KKRB
- Klamath Falls, Oregon; United States;
- Broadcast area: Klamath Falls, Oregon
- Frequency: 106.9 MHz
- Branding: Sunny 107

Programming
- Format: Adult Contemporary

Ownership
- Owner: Wynne Broadcasting; (Wynne Enterprises LLC);
- Sister stations: KFEG, KFLS, KFLS-FM, KKKJ, KRJW

History
- First air date: 1983
- Former frequencies: 95.9 MHz (1983–1988)

Technical information
- Licensing authority: FCC
- Facility ID: 74251
- Class: C1
- ERP: 51,000 watts
- HAAT: 197 meters (646 feet)
- Transmitter coordinates: 42°13′24″N 121°49′02″W﻿ / ﻿42.22333°N 121.81722°W

Links
- Public license information: Public file; LMS;
- Webcast: Listen Live
- Website: KKRB Online

= KKRB =

KKRB (106.9 FM, "Sunny 107") is a radio station licensed to serve Klamath Falls, Oregon, United States. The station, launched in 1983, is owned by Wynne Broadcasting and the broadcast license is held by Wynne Enterprises LLC.

==Programming==
KKRB broadcasts a soft adult contemporary music format. Syndicated programming on the station includes The John Tesh Radio Show as both a morning show and an evening program.

==History==
This station received its original construction permit for a new FM station broadcasting with 3,000 watts of power on a frequency of 95.9 MHz from the Federal Communications Commission on November 30, 1982. The new station was assigned the KKRB call sign by the FCC on February 14, 1983. KKRB received its license to cover from the FCC on December 12, 1983.

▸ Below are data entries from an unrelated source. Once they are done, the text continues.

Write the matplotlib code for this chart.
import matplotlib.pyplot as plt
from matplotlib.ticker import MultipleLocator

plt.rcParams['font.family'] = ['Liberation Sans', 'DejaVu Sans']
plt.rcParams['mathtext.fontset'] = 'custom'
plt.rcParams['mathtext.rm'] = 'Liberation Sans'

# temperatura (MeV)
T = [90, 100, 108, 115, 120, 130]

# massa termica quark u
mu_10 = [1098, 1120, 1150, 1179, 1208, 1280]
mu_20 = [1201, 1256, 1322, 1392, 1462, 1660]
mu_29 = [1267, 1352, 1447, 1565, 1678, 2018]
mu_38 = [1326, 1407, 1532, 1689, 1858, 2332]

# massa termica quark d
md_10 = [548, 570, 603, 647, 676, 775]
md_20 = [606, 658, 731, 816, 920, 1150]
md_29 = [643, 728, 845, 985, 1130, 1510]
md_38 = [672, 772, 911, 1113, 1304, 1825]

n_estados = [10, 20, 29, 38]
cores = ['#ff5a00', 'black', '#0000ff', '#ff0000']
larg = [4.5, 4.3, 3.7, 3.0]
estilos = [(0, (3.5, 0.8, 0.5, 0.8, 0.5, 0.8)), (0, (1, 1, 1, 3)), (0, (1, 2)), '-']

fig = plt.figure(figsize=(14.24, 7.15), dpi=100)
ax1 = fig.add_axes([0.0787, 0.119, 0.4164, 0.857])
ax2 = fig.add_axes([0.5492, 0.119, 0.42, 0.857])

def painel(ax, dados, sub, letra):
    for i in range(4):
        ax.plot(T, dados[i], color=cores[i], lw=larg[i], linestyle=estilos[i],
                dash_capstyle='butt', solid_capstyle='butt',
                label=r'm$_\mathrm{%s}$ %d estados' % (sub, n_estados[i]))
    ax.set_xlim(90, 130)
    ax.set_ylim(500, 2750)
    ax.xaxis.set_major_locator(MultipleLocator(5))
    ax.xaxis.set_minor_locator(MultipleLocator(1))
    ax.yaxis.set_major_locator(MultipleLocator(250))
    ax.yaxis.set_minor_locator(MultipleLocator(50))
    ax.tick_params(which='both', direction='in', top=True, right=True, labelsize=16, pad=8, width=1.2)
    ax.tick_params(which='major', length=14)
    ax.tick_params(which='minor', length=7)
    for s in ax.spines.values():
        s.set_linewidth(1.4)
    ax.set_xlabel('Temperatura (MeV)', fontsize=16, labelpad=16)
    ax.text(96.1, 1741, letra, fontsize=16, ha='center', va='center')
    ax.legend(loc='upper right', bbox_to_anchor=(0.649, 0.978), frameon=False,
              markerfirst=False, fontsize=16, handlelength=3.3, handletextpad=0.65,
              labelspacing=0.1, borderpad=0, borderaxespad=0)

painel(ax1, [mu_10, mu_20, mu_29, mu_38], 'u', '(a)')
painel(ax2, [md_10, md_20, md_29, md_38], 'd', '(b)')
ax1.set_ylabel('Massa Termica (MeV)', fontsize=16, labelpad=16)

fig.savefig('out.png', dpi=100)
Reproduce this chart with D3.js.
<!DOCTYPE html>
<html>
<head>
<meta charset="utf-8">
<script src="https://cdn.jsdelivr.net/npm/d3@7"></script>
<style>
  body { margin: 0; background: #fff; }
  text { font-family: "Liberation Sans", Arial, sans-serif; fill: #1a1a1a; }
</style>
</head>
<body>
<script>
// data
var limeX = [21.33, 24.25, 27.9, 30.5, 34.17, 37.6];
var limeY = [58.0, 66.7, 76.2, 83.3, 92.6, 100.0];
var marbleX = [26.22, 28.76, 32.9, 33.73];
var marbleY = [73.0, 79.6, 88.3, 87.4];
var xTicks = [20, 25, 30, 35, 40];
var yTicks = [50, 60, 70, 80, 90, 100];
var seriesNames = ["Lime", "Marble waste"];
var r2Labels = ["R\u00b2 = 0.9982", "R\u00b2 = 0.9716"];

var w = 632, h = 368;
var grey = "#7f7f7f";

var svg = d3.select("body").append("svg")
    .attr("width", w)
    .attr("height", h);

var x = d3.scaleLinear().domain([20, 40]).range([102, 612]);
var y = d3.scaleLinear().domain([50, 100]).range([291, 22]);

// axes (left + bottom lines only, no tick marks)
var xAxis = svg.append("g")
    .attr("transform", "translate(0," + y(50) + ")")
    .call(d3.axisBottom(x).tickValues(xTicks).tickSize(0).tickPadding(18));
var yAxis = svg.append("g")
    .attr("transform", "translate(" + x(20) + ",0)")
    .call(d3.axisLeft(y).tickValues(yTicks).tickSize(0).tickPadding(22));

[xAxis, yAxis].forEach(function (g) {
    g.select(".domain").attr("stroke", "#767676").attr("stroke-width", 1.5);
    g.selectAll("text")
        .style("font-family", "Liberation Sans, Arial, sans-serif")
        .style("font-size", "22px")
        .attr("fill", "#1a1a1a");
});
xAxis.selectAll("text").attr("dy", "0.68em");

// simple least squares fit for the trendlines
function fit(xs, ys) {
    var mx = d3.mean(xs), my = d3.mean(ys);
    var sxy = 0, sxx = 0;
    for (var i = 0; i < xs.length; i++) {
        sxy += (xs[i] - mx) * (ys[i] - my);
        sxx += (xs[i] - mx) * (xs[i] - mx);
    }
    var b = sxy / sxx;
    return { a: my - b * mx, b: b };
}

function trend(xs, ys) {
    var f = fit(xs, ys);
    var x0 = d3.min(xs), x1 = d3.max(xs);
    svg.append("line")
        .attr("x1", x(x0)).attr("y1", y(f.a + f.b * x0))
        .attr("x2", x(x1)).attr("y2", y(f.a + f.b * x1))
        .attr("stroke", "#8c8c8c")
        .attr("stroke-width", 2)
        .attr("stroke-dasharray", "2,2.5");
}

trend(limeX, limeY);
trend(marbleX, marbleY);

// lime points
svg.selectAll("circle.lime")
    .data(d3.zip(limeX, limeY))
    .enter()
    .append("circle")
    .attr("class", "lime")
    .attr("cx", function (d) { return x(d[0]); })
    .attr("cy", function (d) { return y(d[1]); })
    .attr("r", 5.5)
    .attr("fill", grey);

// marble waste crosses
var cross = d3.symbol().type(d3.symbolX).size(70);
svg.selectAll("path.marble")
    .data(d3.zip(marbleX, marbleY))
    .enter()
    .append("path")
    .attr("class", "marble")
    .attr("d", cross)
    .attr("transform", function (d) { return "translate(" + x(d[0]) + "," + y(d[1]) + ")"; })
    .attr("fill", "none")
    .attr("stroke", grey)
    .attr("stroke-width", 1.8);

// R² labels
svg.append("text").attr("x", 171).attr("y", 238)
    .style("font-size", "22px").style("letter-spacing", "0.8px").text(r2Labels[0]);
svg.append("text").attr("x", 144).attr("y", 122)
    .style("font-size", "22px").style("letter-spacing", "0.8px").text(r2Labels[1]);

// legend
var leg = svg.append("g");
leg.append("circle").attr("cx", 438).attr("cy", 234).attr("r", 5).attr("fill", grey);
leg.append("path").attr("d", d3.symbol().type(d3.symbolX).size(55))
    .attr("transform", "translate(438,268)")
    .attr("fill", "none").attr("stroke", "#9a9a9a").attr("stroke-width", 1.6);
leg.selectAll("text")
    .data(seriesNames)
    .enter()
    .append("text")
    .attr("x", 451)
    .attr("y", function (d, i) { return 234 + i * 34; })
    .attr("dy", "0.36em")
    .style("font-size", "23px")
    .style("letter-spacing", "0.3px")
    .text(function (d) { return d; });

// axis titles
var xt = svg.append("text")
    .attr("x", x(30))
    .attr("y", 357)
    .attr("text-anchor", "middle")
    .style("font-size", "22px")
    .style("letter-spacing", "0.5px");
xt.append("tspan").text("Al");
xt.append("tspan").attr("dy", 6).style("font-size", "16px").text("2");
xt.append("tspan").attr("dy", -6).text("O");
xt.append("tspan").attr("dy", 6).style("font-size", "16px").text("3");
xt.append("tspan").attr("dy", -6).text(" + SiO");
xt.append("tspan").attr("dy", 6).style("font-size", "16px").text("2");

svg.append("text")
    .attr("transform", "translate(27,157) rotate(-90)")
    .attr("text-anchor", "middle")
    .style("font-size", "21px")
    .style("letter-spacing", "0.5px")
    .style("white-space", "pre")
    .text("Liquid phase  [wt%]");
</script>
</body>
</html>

The station filed an application with the FCC in July 1984 requesting a change in assigned frequency from 95.9 to 106.9 MHz and an increase in signal power from 3,000 watts to 43,200 watts. The FCC issued a new construction permit authorizing the changes on September 4, 1984. The station received a license to cover these changes on March 18, 1988.

As part of an internal corporate reorganization, Wynne Broadcasting Company, Inc., filed an application in November 2003 to transfer the broadcast license for KKRB to a new company called Wynne Enterprises, LLC. The transfer was approved by the FCC on December 10, 2003, and the transaction was consummated on March 1, 2004.

==Awards and honors==
KKRB was honored as "Adult Contemporary Radio Station of the Year" by New Music Weekly magazine at its annual New Music Awards in 2006, 2007, and 2008. KKRB program director Randy Adams was also honored as "Adult Contemporary Program Director of the Year" in 2006, 2007, and 2008.